Ravenswood Queens Community Land Trust Visioning Workshops

Ravenswood Queens Community Land Trust Visioning Workshops
The NYCHA Ravenswood Residents Association
-- in partnership with --
Western Queens Community Land Trust
Queens Community Board 1
Justice for All Coalition
Queens College, Department of Urban Studies
Meta Brunzema, Nikhil Sanghvi, Aishwariya Devi Sivakumar
Services & Activities
Urban Planning, Workshops, Community Land Trust
34-28 21st Street (35th-36th Avenues), Queens, N.Y.
Work Product
Ravenswood CLT Engagement and Planning Report

The Collective, together with the NYCHA Ravenswood Residents Association, and other Western Queens partners, collaborated on two community workshops designed to kick-start a visioning process for a new building on a site near the Ravenswood Houses.
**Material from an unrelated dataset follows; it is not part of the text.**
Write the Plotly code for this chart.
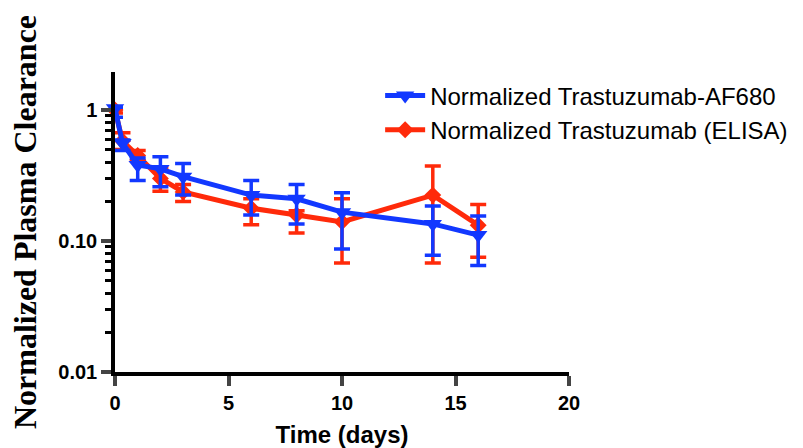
import plotly.graph_objects as go

days = [0, 0.33, 1, 2, 3, 6, 8, 10, 14, 16]

af680 = [1.03, 0.56, 0.38, 0.355, 0.31, 0.224, 0.21, 0.166, 0.135, 0.111]
af680_hi = [1.05, 0.59, 0.43, 0.44, 0.39, 0.29, 0.27, 0.233, 0.185, 0.155]
af680_lo = [0.88, 0.49, 0.29, 0.26, 0.224, 0.158, 0.135, 0.087, 0.078, 0.065]

elisa = [1.0, 0.58, 0.45, 0.30, 0.237, 0.178, 0.158, 0.14, 0.224, 0.132]
elisa_hi = [1.02, 0.67, 0.49, 0.36, 0.27, 0.21, 0.17, 0.21, 0.374, 0.19]
elisa_lo = [0.95, 0.50, 0.41, 0.24, 0.20, 0.133, 0.115, 0.068, 0.068, 0.075]

blue = "#1238ff"
red = "#ff2a0a"

def err(v, hi, lo):
    return dict(type="data", symmetric=False,
                array=[h - x for h, x in zip(hi, v)],
                arrayminus=[x - l for l, x in zip(lo, v)],
                thickness=3.5, width=8)

fig = go.Figure()
fig.add_trace(go.Scatter(
    x=days, y=elisa, name="Normalized Trastuzumab (ELISA)", mode="lines+markers",
    line=dict(color=red, width=5),
    marker=dict(symbol="diamond", size=13, color=red),
    error_y=dict(color=red, **err(elisa, elisa_hi, elisa_lo)),
    cliponaxis=False))
fig.add_trace(go.Scatter(
    x=days, y=af680, name="Normalized Trastuzumab-AF680", mode="lines+markers",
    line=dict(color=blue, width=5),
    marker=dict(symbol="triangle-down", size=16, color=blue),
    error_y=dict(color=blue, **err(af680, af680_hi, af680_lo)),
    cliponaxis=False))

minor_vals = [k * 10**e for e in (-2, -1) for k in range(2, 10)]

fig.update_layout(
    width=803, height=448,
    margin=dict(l=115, r=234, t=72, b=76, autoexpand=False),
    plot_bgcolor="white", paper_bgcolor="white",
    font=dict(family="Liberation Sans, Arial", color="black"),
    showlegend=True,
    legend=dict(x=0.584, xanchor="left", y=0.995, yanchor="top",
                font=dict(size=24, family="Liberation Sans, Arial"),
                traceorder="reversed", itemwidth=40, tracegroupgap=0,
                bgcolor="rgba(0,0,0,0)"),
    xaxis=dict(range=[0, 20], tickvals=[0, 5, 10, 15, 20], ticks="outside",
               ticklen=10, tickwidth=3.5, showline=True, linewidth=3.5,
               linecolor="black", showgrid=False, zeroline=False, automargin=False,
               tickfont=dict(size=20, weight="bold"),
               title=dict(text="Time (days)", font=dict(size=24, weight="bold"),
                          standoff=16)),
    yaxis=dict(type="log", range=[-2, 0.29], tickvals=[0.01, 0.1, 1],
               ticktext=["0.01", "0.10", "1"], ticks="outside",
               ticklen=10, tickwidth=3.5, showline=True, linewidth=3.5,
               linecolor="black", showgrid=False, zeroline=False, automargin=False,
               tickfont=dict(size=20, weight="bold"),
               minor=dict(tickvals=minor_vals, ticks="outside", ticklen=6,
                          tickwidth=3, tickcolor="black", showgrid=False),
               title=dict(text="Normalized Plasma Clearance",
                          font=dict(size=32, family="Liberation Serif, Times New Roman",
                                    weight="bold"), standoff=13)),
)

fig.write_html("out.html")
CCCE conducted historic research, developed site and zoning analyses, and designed, co-led, and evaluated the workshops.

The NYC Sanitation Garage Site

Surrounded by the Ravenswood Houses, the 1.4-acre City-owned site is currently occupied by a NYC sanitation garage that will be demolished in 2024.

For more than 70 years, Ravenswood residents endured the smells, traffic, and pollutants from the sanitation garage. The Ravenswood Playground and Sports Fields are directly adjacent to the noxious garage.



Environmental Degradation and Racism

In the 1660s, when William Hallet obtained the 2,200 acres of land from the Maspeth Indians,  the now-buried Sunswick Creek traversed the southern part of this property. See maps to the left. For centuries, the meandering tidal creek had been a source of crustaceans and seafood for Native Americans. 

The Hallet farm was one of the most productive Dutch plantations that worked in part with enslaved African labor to produce tobacco, corn, flax, and vegetables. Yet, as early as 1679, a dam was built to control the tides of the creek, which eventually turned the Sunswick lowlands into a large, mosquito-ridden swamp.

The now-buried Sunswick Creek

By the 1870s, following a period of rapid industrialization, the creek became filled with toxic pollutants. In the following decades, as Queens’ street grid was laid out, the creek and adjacent marshland were filled with ashes, subway construction debris, and other waste – and the stream was buried in sewer-like pipes.

In 1915, the Queens Borough President purchased the project site to build a huge garbage incinerator.  The NYC Sanitation garage replaced the incinerator facilities in 1931, and during WW2, the entire site became a massive scrap metal yard.

The NYCHA Ravenswood Houses, completed in 1951, surround the sanitation garage site on four sides.


Developing Visions for the Site

Most workshop participants quickly embraced the Community Land Trust model as a way of empowering the Ravenswood community to shape its own future.

CCCE’s team leveraged its community engagement expertise to gather critical input on the community’s needs and desired uses for the project site.

The planning workshops inspired a group of young Ravenswood community leaders to form an independent non-profit organization to build and manage the Ravenswood Community Land Trust.